Reform the generous NICs treatment of employer pension contributions
Employer contributions to pensions are not subject to employer or employee National Insurance contributions (NICs). These subsidies to saving are generous, opaque and poorly targeted, and could be sensibly reformed – though Labour’s manifesto pledge not to increase NICs might make that difficult.

Different ways forward are required for employer and employee NICs. It would be sensible to move towards levying employer NICs on employer pension contributions. If levied at the full rate (13.8%), this would raise around £17 billion per year. We estimate that £14 billion of this rise relates to contributions for new pension accrual (as opposed to contributions plugging deficits in defined benefit schemes), with around £6 billion of that £14 billion coming from contributions made to pensions held by the top 10% of earners. A ‘big-bang’ change that completely eliminated this subsidy would risk a large decline in contributions to pensions. A more cautious approach could be taken where employer NICs are levied on employer pension contributions while a subsidy to employer contributions is introduced at a lower rate. For example, levying employer NICs (at the rate of 13.8%) alongside a new subsidy for employer pension contributions of 10% would mean a tax rise of around £4½ billion per year.
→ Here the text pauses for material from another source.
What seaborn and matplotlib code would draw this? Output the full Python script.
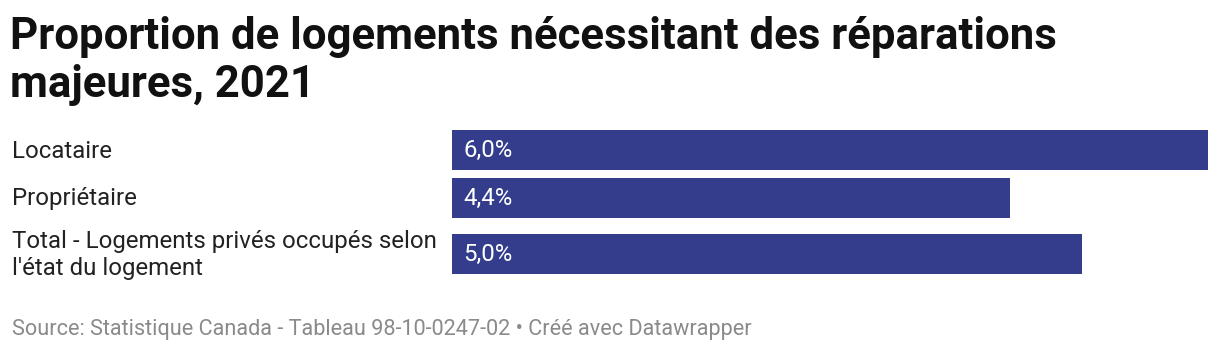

In the case of employee NICs, there is a good case for moving towards a system with up-front relief for employee, as well as employer, pension contributions. In return, employee NICs would be levied on private pension income. In the long term, such a change could raise substantial revenues (if pension funds’ investment returns are strong) and re-target financial incentives to save away from the top tenth of earners and towards those in the middle of the distribution. The transition to such a system would need to be carefully considered. If relief from employee NICs were given immediately for all new employee pension contributions, the annual cost would be around £2–3 billion. This initial outlay would be less than the £4½ billion that would be raised by replacing the existing employer NICs subsidy on employer pension contributions with a flat 10% subsidy. In addition, each percentage point of NICs levied on private pension income would raise around £¾ billion currently; but immediately charging full employee NICs on private pension income might be seen as unfair because current pensioners may have paid employee NICs on their employee contributions (implying some paying employee NICs twice) and many might have saved in the expectation that they would not face this tax in retirement. There is no perfect solution here, but one way forward might be to phase in NICs on pension income by date of birth, with later-born cohorts (more of whose pension contributions would have received NICs relief) paying higher rates of NICs on their pension income.

Stability is valuable
There are sensible reforms to the taxation of pensions which could refocus the support for pension saving towards those more at risk of undersaving. A package of reforms along the lines set out above could be designed in such a way as to raise revenue while ensuring that the bottom eight deciles of earners gain on average (in the long run) – and see their incentives to save in a pension strengthened. Comprehensive reform is preferable to reintroducing a lifetime limit on tax-privileged pension wealth (a change which Labour had pledged to make but dropped during the election campaign). There would be political choices to be made about how quickly to phase in some reforms.

Constant tinkering with pensions taxation is not welcome, though. Whatever package of reforms is pursued at the Budget, it is important to set out a clear and coherent direction of travel for pensions policy and, as far as possible, provide a predictable environment for savers. As the government undertakes its promised review of the pensions system, it should articulate how it sees tax fitting into an overall plan for state and private pensions.